Once considered a spot to place the third-best, less-athletic cornerback, no position has seen it's value increase so dramatically over the last decade. Offenses are changing dramatically; no team saw more three receiver sets in 2018 than the Bears’ defense. Per Sharp Stats, opposing offenses lined up in 11 personnel against Chicago 78% of the time. The next closest was the Chiefs at 71%, and the NFL average is 65%. 

“I think nickel is a different ball game,” Amukamara added. “I would say it can be one of the hardest positions on the field, just because you’re on an island, but the receiver has so much room to work with. Plus, it’s a lot of mental gymnastics, so you’ve got to know when you’re blitzing, know when you’re running, and so we put a lot on our nickel.” 

Despite not being considered part of a what teams have traditionally considered base defense, the pass-happy nature of this era in the NFL has all but mandated that nickel corners are on the field for most of the defensive snaps. It’s no coincidence that before breaking his foot against the Rams in Week 12, Callahan was on pace to set a career-high in snap percentage. 

“Nowadays, you see a lot more sub packages,” Bears defensive backs coach Deshea Townsend said. “You’re probably playing 70% in sub during a game now… Otherwise, it hasn’t really changed - he just plays more. That’s the thing - he is technically a starter. He’s probably going to run on the field first in a lot of games, and by rule that’s a starter.
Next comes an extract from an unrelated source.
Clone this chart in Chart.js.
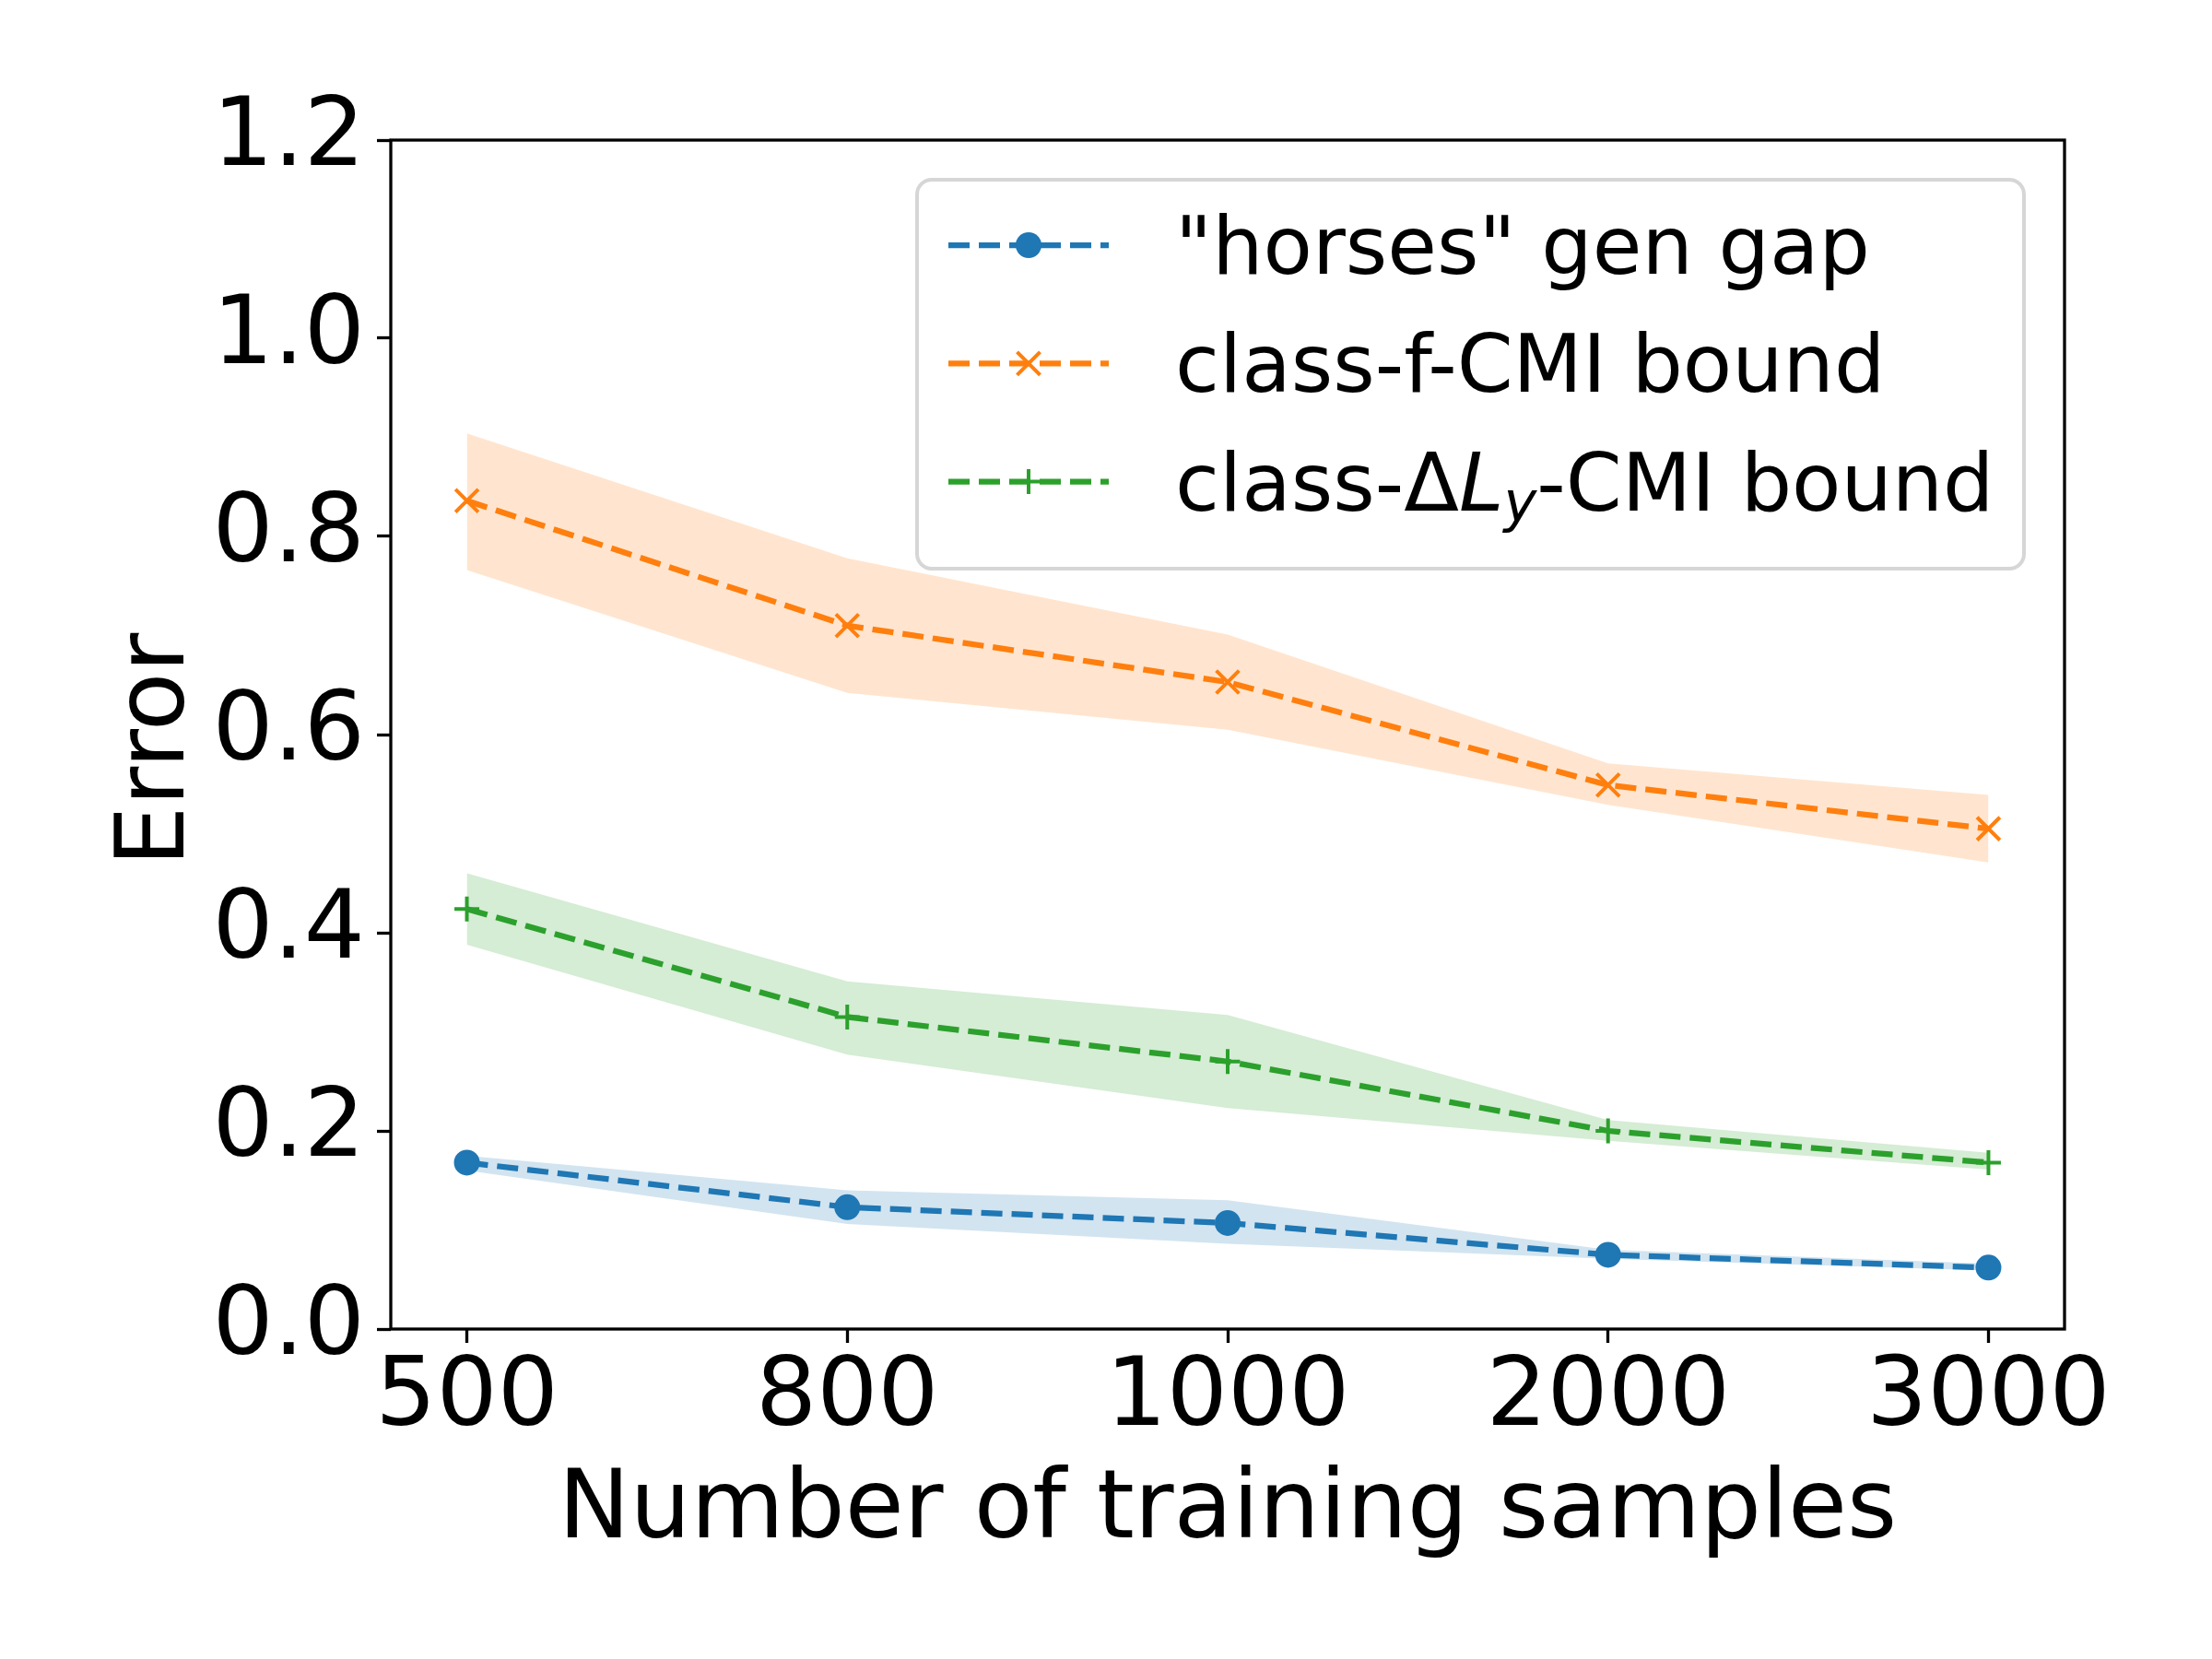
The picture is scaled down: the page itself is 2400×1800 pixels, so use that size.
<!DOCTYPE html>
<html>
<head>
<meta charset="utf-8">
<script src="https://cdn.jsdelivr.net/npm/chart.js@4.4.1/dist/chart.umd.min.js"></script>
<style>
    html, body { margin: 0; padding: 0; background: #fff; }
    #wrap { width: 2400px; height: 1800px; }
</style>
</head>
<body>
<div id="wrap"><canvas id="errChart" width="2400" height="1800"></canvas></div>
<script>
// Values
const sampleSizes = ['500', '800', '1000', '2000', '3000'];
const yTicks = [0, 0.2, 0.4, 0.6, 0.8, 1.0, 1.2];

const horsesGap   = [0.168, 0.123, 0.107, 0.075, 0.062];
const horsesUpper = [0.175, 0.140, 0.130, 0.080, 0.066];
const horsesLower = [0.160, 0.106, 0.086, 0.071, 0.059];

const fCmiBound = [0.836, 0.710, 0.653, 0.549, 0.505];
const fCmiUpper = [0.904, 0.778, 0.701, 0.571, 0.539];
const fCmiLower = [0.766, 0.642, 0.605, 0.529, 0.471];

const dlCmiBound = [0.424, 0.315, 0.270, 0.200, 0.168];
const dlCmiUpper = [0.460, 0.351, 0.317, 0.211, 0.178];
const dlCmiLower = [0.388, 0.277, 0.223, 0.190, 0.161];

const colors = {
    blue: 'rgb(31, 119, 180)',
    orange: 'rgb(255, 127, 14)',
    green: 'rgb(44, 160, 44)'
};
const bands = {
    blue: 'rgba(31, 119, 180, 0.2)',
    orange: 'rgba(255, 127, 14, 0.2)',
    green: 'rgba(44, 160, 44, 0.2)'
};

const FONT = "'DejaVu Sans', sans-serif";
const xIdx = sampleSizes.map((s, i) => i);

function toPoints(values) {
    return values.map((v, i) => ({ x: xIdx[i], y: v }));
}

function lineSet(label, values, color, style, radius) {
    return {
        label: label,
        data: toPoints(values),
        borderColor: color,
        backgroundColor: color,
        borderWidth: 6.25,
        borderDash: [23, 10],
        fill: false,
        tension: 0,
        pointStyle: style,
        pointRadius: radius,
        pointBorderWidth: 4,
        pointBorderColor: color,
        pointBackgroundColor: color,
        order: 0
    };
}

function bandSet(values, fillColor, fillTarget) {
    return {
        data: toPoints(values),
        borderWidth: 0,
        pointRadius: 0,
        backgroundColor: fillColor,
        fill: fillTarget,
        order: 1
    };
}

// legend entries, third label has math runs
const legendItems = [
    { color: colors.blue, marker: 'circle', runs: [{ t: '"horses" gen gap' }] },
    { color: colors.orange, marker: 'x', runs: [{ t: 'class-f-CMI bound' }] },
    { color: colors.green, marker: 'plus', runs: [
        { t: 'class-Δ' },
        { t: 'L', italic: true },
        { t: 'y', italic: true, sub: true },
        { t: '-CMI bound' }
    ] }
];

function drawMarker(ctx, kind, x, y, color) {
    ctx.fillStyle = color;
    ctx.strokeStyle = color;
    ctx.lineWidth = 4;
    ctx.beginPath();
    if (kind === 'circle') {
        ctx.arc(x, y, 14, 0, Math.PI * 2);
        ctx.fill();
    } else if (kind === 'x') {
        ctx.moveTo(x - 12.5, y - 12.5); ctx.lineTo(x + 12.5, y + 12.5);
        ctx.moveTo(x - 12.5, y + 12.5); ctx.lineTo(x + 12.5, y - 12.5);
        ctx.stroke();
    } else {
        ctx.moveTo(x - 13.5, y); ctx.lineTo(x + 13.5, y);
        ctx.moveTo(x, y - 13.5); ctx.lineTo(x, y + 13.5);
        ctx.stroke();
    }
}

const spinePlugin = {
    id: 'spines',
    afterDatasetsDraw(chart) {
        const { ctx, chartArea } = chart;
        ctx.save();
        ctx.strokeStyle = '#000';
        ctx.lineWidth = 3.3;
        ctx.strokeRect(chartArea.left, chartArea.top, chartArea.right - chartArea.left, chartArea.bottom - chartArea.top);
        ctx.restore();
    }
};

const legendPlugin = {
    id: 'mplLegend',
    afterDraw(chart) {
        const { ctx, chartArea } = chart;
        const boxW = 1201, boxH = 422, r = 16;
        const x0 = chartArea.right - 44 - boxW;
        const y0 = chartArea.top + 43;
        ctx.save();
        ctx.beginPath();
        ctx.moveTo(x0 + r, y0);
        ctx.arcTo(x0 + boxW, y0, x0 + boxW, y0 + boxH, r);
        ctx.arcTo(x0 + boxW, y0 + boxH, x0, y0 + boxH, r);
        ctx.arcTo(x0, y0 + boxH, x0, y0, r);
        ctx.arcTo(x0, y0, x0 + boxW, y0, r);
        ctx.closePath();
        ctx.fillStyle = 'rgba(255, 255, 255, 0.8)';
        ctx.fill();
        ctx.lineWidth = 4;
        ctx.strokeStyle = 'rgba(204, 204, 204, 0.8)';
        ctx.stroke();

        legendItems.forEach((item, i) => {
            const cy = y0 + 71 + i * 128.3;
            ctx.setLineDash([23, 10]);
            ctx.lineWidth = 6.25;
            ctx.strokeStyle = item.color;
            ctx.beginPath();
            ctx.moveTo(x0 + 34, cy);
            ctx.lineTo(x0 + 208, cy);
            ctx.stroke();
            ctx.setLineDash([]);
            drawMarker(ctx, item.marker, x0 + 121, cy, item.color);

            let tx = x0 + 280;
            const base = cy + 31;
            ctx.fillStyle = '#000';
            ctx.textBaseline = 'alphabetic';
            ctx.textAlign = 'left';
            item.runs.forEach(run => {
                const size = run.sub ? 60.5 : 87.3;
                ctx.font = (run.italic ? 'italic ' : '') + size + 'px ' + FONT;
                ctx.fillText(run.t, tx, base + (run.sub ? 12 : 0));
                tx += ctx.measureText(run.t).width;
            });
        });
        ctx.restore();
    }
};

Chart.defaults.font.family = FONT;
Chart.defaults.color = '#000';

new Chart(document.getElementById('errChart'), {
    type: 'line',
    data: {
        datasets: [
            lineSet('"horses" gen gap', horsesGap, colors.blue, 'circle', 12),
            lineSet('class-f-CMI bound', fCmiBound, colors.orange, 'crossRot', 17.5),
            lineSet('class-ΔLy-CMI bound', dlCmiBound, colors.green, 'cross', 13.5),
            bandSet(horsesUpper, bands.blue, false),
            bandSet(horsesLower, bands.blue, '-1'),
            bandSet(fCmiUpper, bands.orange, false),
            bandSet(fCmiLower, bands.orange, '-1'),
            bandSet(dlCmiUpper, bands.green, false),
            bandSet(dlCmiLower, bands.green, '-1')
        ]
    },
    options: {
        responsive: false,
        devicePixelRatio: 1,
        animation: false,
        layout: { padding: { top: 152, right: 160, left: 0, bottom: 0 } },
        plugins: {
            legend: { display: false },
            tooltip: { enabled: false }
        },
        scales: {
            x: {
                type: 'linear',
                min: -0.2,
                max: 4.2,
                afterBuildTicks: scale => { scale.ticks = xIdx.map(v => ({ value: v })); },
                afterFit: scale => { scale.height = 358; },
                ticks: {
                    font: { size: 104, lineHeight: 1 },
                    padding: 10,
                    maxRotation: 0,
                    autoSkip: false,
                    callback: value => sampleSizes[value]
                },
                grid: {
                    drawOnChartArea: false,
                    tickLength: 15,
                    tickWidth: 3.3,
                    tickColor: '#000'
                },
                border: { display: false },
                title: {
                    display: true,
                    text: 'Number of training samples',
                    font: { size: 104, lineHeight: 1.2 },
                    padding: { top: 0, bottom: 97 }
                }
            },
            y: {
                min: 0,
                max: 1.2,
                afterBuildTicks: scale => { scale.ticks = yTicks.map(v => ({ value: v })); },
                afterFit: scale => { scale.width = 424; },
                ticks: {
                    font: { size: 104, lineHeight: 1 },
                    padding: 13,
                    callback: value => value.toFixed(1)
                },
                grid: {
                    drawOnChartArea: false,
                    tickLength: 15,
                    tickWidth: 3.3,
                    tickColor: '#000'
                },
                border: { display: false },
                title: {
                    display: true,
                    // trailing space nudges the centred label down like matplotlib's
                    text: 'Error ',
                    font: { size: 104, lineHeight: 1.2 },
                    padding: { top: 110, bottom: 0 }
                }
            }
        }
    },
    plugins: [spinePlugin, legendPlugin]
});
</script>
</body>
</html>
“One thing about the nickel position is that you’ve got to do a little bit of both. You can’t just go out on 3rd down and cover and run the option routes. Now they’re going to hand off the ball and find out where you’re at and you’re going to have to make a tackle. That’s the difference in the position now - it’s a first and second down type of guy that has to be able to do it all.”

While Skrine isn’t considered as good a cover corner as Callahan, Skrine’s pass rush and run defense looks pretty similar. Per Pro Football Focus, Skrine’s run defense graded out significantly higher (80.7) than Callahan’s (57.8). 

“With Buster, it’s about his playing experience,” Townsend added. “He’s a guy who will mix it up in the run. He can blitz, and he’s reliable. He’s tough.”